I attach a circuit diagram.



I'd like to know, can one simply replace TIP31C with 2N3055 and expect this to work?

Also, regarding the diode, is there such a thing as a 10A diode? Can I take 10 1A diodes in parallel as a substitude?

Reference to a resource where one can look this sort of thing up would be much appreciated.

 

Hi,This is one inefficient way of controling motor speed....Rite, although the 2N3055 has a rated Ic of 15 amps, it would be pushing it to control that 10 amp motor......For continus opperation from this circuit, you wolud need a couple (maybe 3) 2N3055's in parallel, with an emiter resistor (0.2 ohms) on each device, along with a LARGE heatsink.....At slower speeds, the transistors will dissipate a lot of heat.... If you want to control a motor of this size, you would be better of looking into PWM (pulse width modulation) control, as in this type of control the output device is on or off, therefore keeping dissipation down to a minimum....Daniel.

 

not sure of the specs of the driver transistor, but it must be capable of supplying the extra base current required for the 3055's as well.

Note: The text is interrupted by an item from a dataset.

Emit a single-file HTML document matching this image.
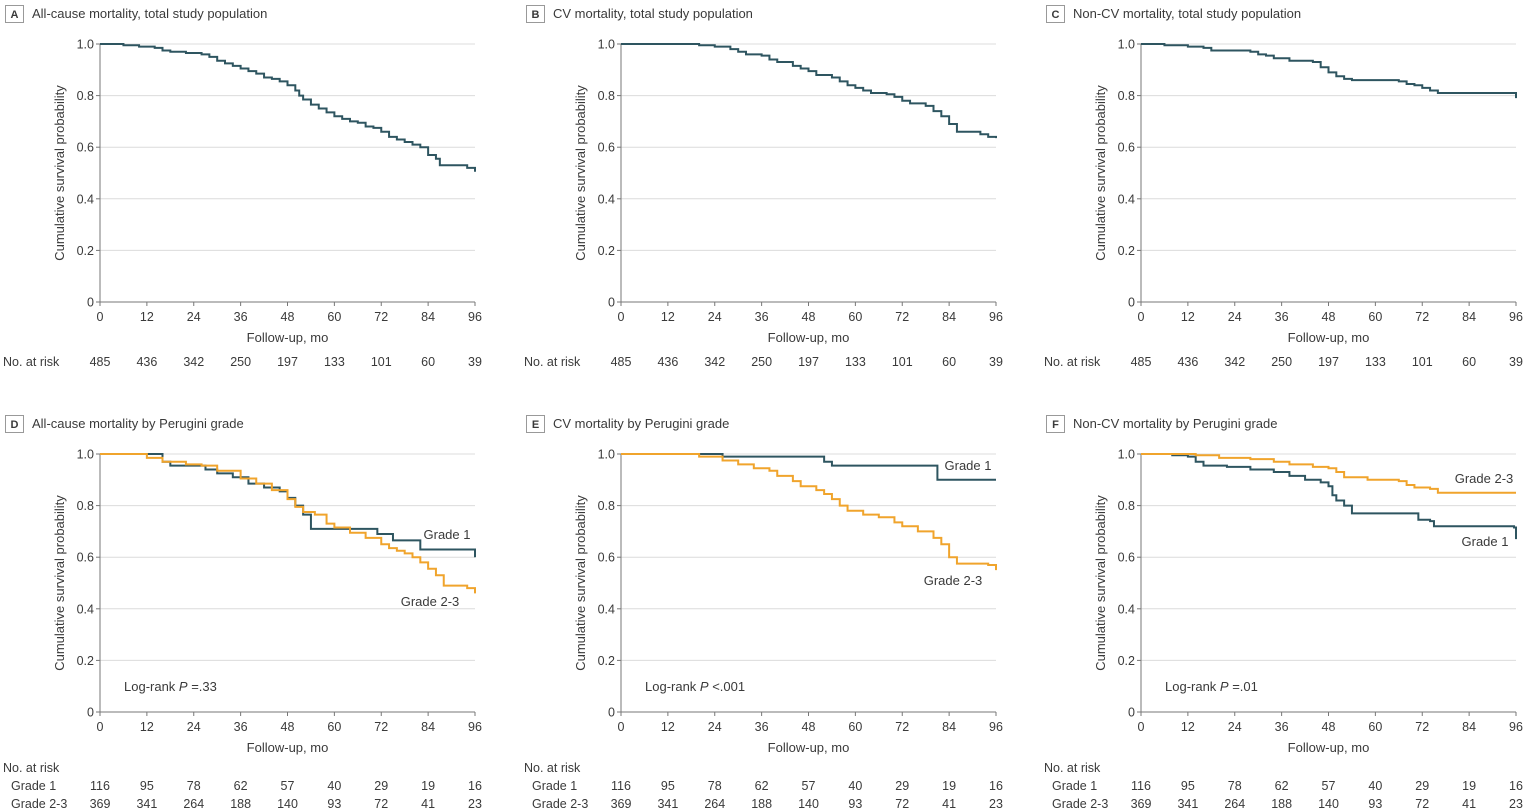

That 1N4148 will be toast as well

 

what is the wattage of1K&10K

 

Yes that's rite.... You will need to drive the 3055's with a TIP41, and then drive that with a BFY51.... Don't foreget the voltage drop through the devices....Diodes in parallel...."not a good idea" they will never be matched exactly, and thay will have very slightly differing forward voltages, causing extra dissipation from some of the diodes...Daniel.

 

what is the wattage of1K&10K

12V / 10,000\(\Omega\) = 1.2mA. 12V * 1.2mA = 14.4mW

Hobbybuilder, have you thought about using pulse width modulation (PWM)?

 

Diodes are typically rated to peak inverse voltages rather than current(10A diode). However, u need to look at the peak power the diode can dissipate- (current squared times the bulk resistance of the diode).Say, if the bulk resistance of the diode is 7 ohm,then for 10A, power diss = 10*10*7= 700W. A peek into the datasheet of the diode wud give u the above rating. If the diode icannot handle that power, it is likely to break down.

 

Yes that's rite.... You will need to drive the 3055's with a TIP41, and then drive that with a BFY51.... Don't foreget the voltage drop through the devices....Diodes in parallel...."not a good idea" they will never be matched exactly, and thay will have very slightly differing forward voltages, causing extra dissipation from some of the diodes...Daniel.

Actually, it's way worse than that. As one diode receives more current, its voltage drop will reduce which will cause it to pull more of the current. The other one will just sit there pulling less and less current until the first blows. Then the second one is all alone, and will blow soon after.

 

The max saturation voltage loss of a 2N3055 transistor when it conducts 10A is 3.0V when its base current is a whopping 3.3A. Then the TIP41 driver transistor has a max saturation voltage loss of about 1V when its base current is 300mA, then the BFY51 pre-driver transistor has a max saturation voltage loss of 1V when its base current is 20ma.
You still need an additional transistor to supply the 20mA.

The max voltage to the motor will be only a few volts.